- [Extracted information]:

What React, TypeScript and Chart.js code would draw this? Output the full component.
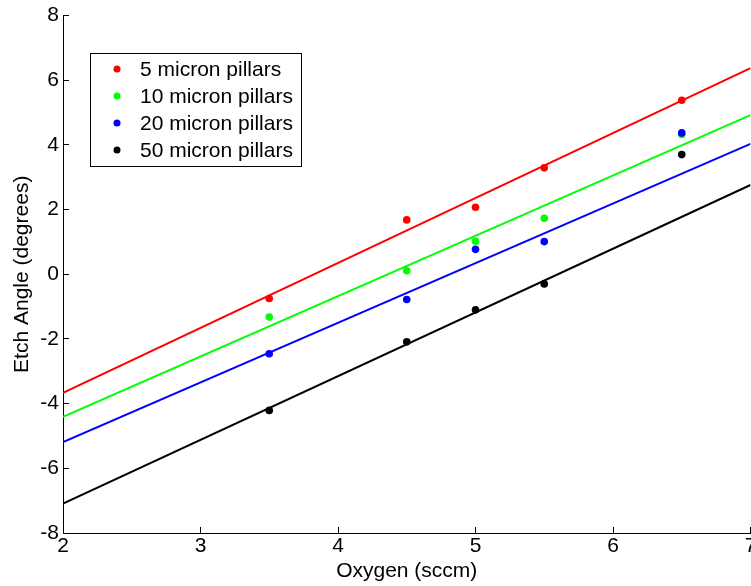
import React, { useEffect, useRef } from "react";
import { Chart, registerables } from "chart.js";

Chart.register(...registerables);

// ---- data ----
const xPoints = [3.5, 4.5, 5, 5.5, 6.5];
const pillars5 = [-0.75, 1.68, 2.07, 3.29, 5.38];
const pillars10 = [-1.32, 0.11, 1.02, 1.73, 4.32];
const pillars20 = [-2.46, -0.78, 0.77, 1.01, 4.37];
const pillars50 = [-4.21, -2.09, -1.1, -0.3, 3.7];

const fitX = [2, 7];
const fit5 = [-3.67, 6.37];
const fit10 = [-4.41, 4.92];
const fit20 = [-5.19, 4.03];
const fit50 = [-7.09, 2.76];

const seriesLabels = ["5 micron pillars", "10 micron pillars", "20 micron pillars", "50 micron pillars"];
const seriesColors = ["#ff0000", "#00ff00", "#0000ff", "#000000"];

const xTicks = [2, 3, 4, 5, 6, 7];
const yTicks = [-8, -6, -4, -2, 0, 2, 4, 6, 8];

const xTitle = "Oxygen (sccm)";
const yTitle = "Etch Angle (degrees)";

const FONT = "'Liberation Sans', Arial, Helvetica, sans-serif";
const FONT_SIZE = 21;

const pointSeries = [pillars5, pillars10, pillars20, pillars50];
const fitSeries = [fit5, fit10, fit20, fit50];

const CANVAS_W = 762;
const CANVAS_H = 586;

const inwardTicks = {
  id: "inwardTicks",
  afterDraw(chart: any) {
    const { ctx, chartArea } = chart;
    const xs = chart.scales.x;
    const ys = chart.scales.y;
    const len = 6;
    ctx.save();
    ctx.strokeStyle = "#000";
    ctx.lineWidth = 1;
    ctx.beginPath();
    xs.ticks.forEach((t: any) => {
      const px = Math.round(xs.getPixelForValue(t.value) - 0.5) + 0.5;
      ctx.moveTo(px, chartArea.bottom);
      ctx.lineTo(px, chartArea.bottom - len);
    });
    ys.ticks.forEach((t: any) => {
      const py = Math.round(ys.getPixelForValue(t.value) - 0.5) + 0.5;
      ctx.moveTo(chartArea.left, py);
      ctx.lineTo(chartArea.left + len, py);
    });
    ctx.stroke();
    ctx.restore();
  },
};

const insideLegend = {
  id: "insideLegend",
  afterDraw(chart: any) {
    const { ctx, chartArea } = chart;
    const items = chart.data.datasets.filter((d: any) => d.showLine === false);
    const boxLeft = chartArea.left + 27;
    const boxTop = chartArea.top + 37.5;
    const boxW = 211;
    const rowH = 27;
    const boxH = 16 + rowH * (items.length - 1) + 16;
    ctx.save();
    ctx.fillStyle = "#fff";
    ctx.fillRect(boxLeft, boxTop, boxW, boxH);
    ctx.strokeStyle = "#000";
    ctx.lineWidth = 1;
    ctx.strokeRect(Math.round(boxLeft) + 0.5, Math.round(boxTop) + 0.5, boxW, boxH);
    ctx.font = `${FONT_SIZE}px ${FONT}`;
    ctx.textBaseline = "middle";
    ctx.textAlign = "left";
    items.forEach((d: any, i: number) => {
      const cy = boxTop + 16 + i * rowH;
      ctx.fillStyle = d.backgroundColor;
      ctx.beginPath();
      ctx.arc(boxLeft + 27, cy, 3.5, 0, Math.PI * 2);
      ctx.fill();
      ctx.fillStyle = "#000";
      ctx.fillText(d.label, boxLeft + 50, cy + 1);
    });
    ctx.restore();
  },
};

export default function App() {
  const ref = useRef<HTMLCanvasElement | null>(null);

  useEffect(() => {
    if (!ref.current) return;
    const datasets: any[] = [];
    pointSeries.forEach((vals, i) => {
      datasets.push({
        type: "line",
        label: seriesLabels[i],
        data: xPoints.map((x, j) => ({ x, y: vals[j] })),
        showLine: false,
        backgroundColor: seriesColors[i],
        borderColor: seriesColors[i],
        pointRadius: 3.8,
        pointBorderWidth: 0,
        pointStyle: "circle",
        order: 4 - i,
      });
    });
    fitSeries.forEach((vals, i) => {
      datasets.push({
        type: "line",
        label: seriesLabels[i] + " fit",
        data: fitX.map((x, j) => ({ x, y: vals[j] })),
        showLine: true,
        borderColor: seriesColors[i],
        backgroundColor: seriesColors[i],
        borderWidth: 2,
        pointRadius: 0,
        fill: false,
        order: 10,
      });
    });

    const chart = new Chart(ref.current, {
      type: "line",
      data: { datasets },
      options: {
        animation: false,
        responsive: false,
        maintainAspectRatio: false,
        devicePixelRatio: 1,
        layout: { padding: { top: 15.5, right: CANVAS_W - 750.5, bottom: 0, left: 0 } },
        plugins: {
          legend: { display: false },
          tooltip: { enabled: false },
          title: { display: false },
        },
        scales: {
          x: {
            type: "linear",
            min: 2,
            max: 7,
            afterBuildTicks: (scale: any) => {
              scale.ticks = xTicks.map((v) => ({ value: v }));
            },
            afterFit: (scale: any) => {
              scale.height = 53;
              scale.paddingLeft = 0;
              scale.paddingRight = 0;
            },
            grid: { display: false, drawTicks: false },
            border: { display: true, color: "#000", width: 1 },
            ticks: {
              color: "#000",
              padding: 1,
              maxRotation: 0,
              autoSkip: false,
              font: { family: FONT, size: FONT_SIZE },
            },
            title: {
              display: true,
              text: xTitle,
              color: "#000",
              font: { family: FONT, size: FONT_SIZE },
              padding: { top: 0, bottom: 2 },
            },
          },
          y: {
            type: "linear",
            min: -8,
            max: 8,
            afterBuildTicks: (scale: any) => {
              scale.ticks = yTicks.map((v) => ({ value: v }));
            },
            afterFit: (scale: any) => {
              scale.width = 63;
              scale.paddingTop = 0;
              scale.paddingBottom = 0;
            },
            grid: { display: false, drawTicks: false },
            border: { display: true, color: "#000", width: 1 },
            ticks: {
              color: "#000",
              padding: 4,
              autoSkip: false,
              font: { family: FONT, size: FONT_SIZE },
            },
            title: {
              display: true,
              text: yTitle,
              color: "#000",
              font: { family: FONT, size: FONT_SIZE },
              padding: { top: 9.4, bottom: 0 },
            },
          },
        },
      } as any,
      plugins: [inwardTicks, insideLegend],
    });
    return () => chart.destroy();
  }, []);

  return (
    <div style={{ position: "fixed", left: 0, top: 0, width: 751, height: 586, overflow: "hidden", background: "#fff" }}>
      <canvas ref={ref} width={CANVAS_W} height={CANVAS_H} style={{ display: "block", width: CANVAS_W, height: CANVAS_H }} />
    </div>
  );
}
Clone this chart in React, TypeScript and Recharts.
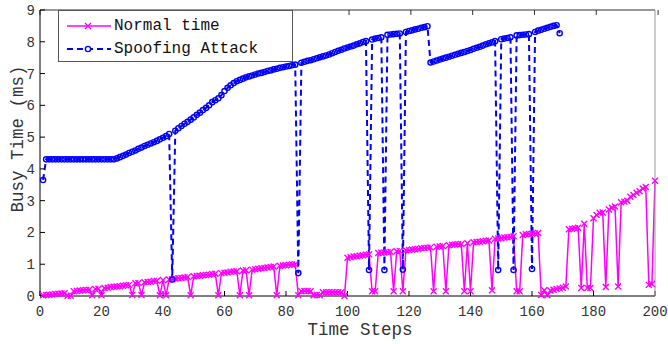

- [Task]: Return, unchanged, the lines from the first line of the material through the line that holds "const fit50 = [-7.09, 2.76];", inclusive, omitting pictures.

- [Complete response]:
What React, TypeScript and Chart.js code would draw this? Output the full component.
import React, { useEffect, useRef } from "react";
import { Chart, registerables } from "chart.js";

Chart.register(...registerables);

// ---- data ----
const xPoints = [3.5, 4.5, 5, 5.5, 6.5];
const pillars5 = [-0.75, 1.68, 2.07, 3.29, 5.38];
const pillars10 = [-1.32, 0.11, 1.02, 1.73, 4.32];
const pillars20 = [-2.46, -0.78, 0.77, 1.01, 4.37];
const pillars50 = [-4.21, -2.09, -1.1, -0.3, 3.7];

const fitX = [2, 7];
const fit5 = [-3.67, 6.37];
const fit10 = [-4.41, 4.92];
const fit20 = [-5.19, 4.03];
const fit50 = [-7.09, 2.76];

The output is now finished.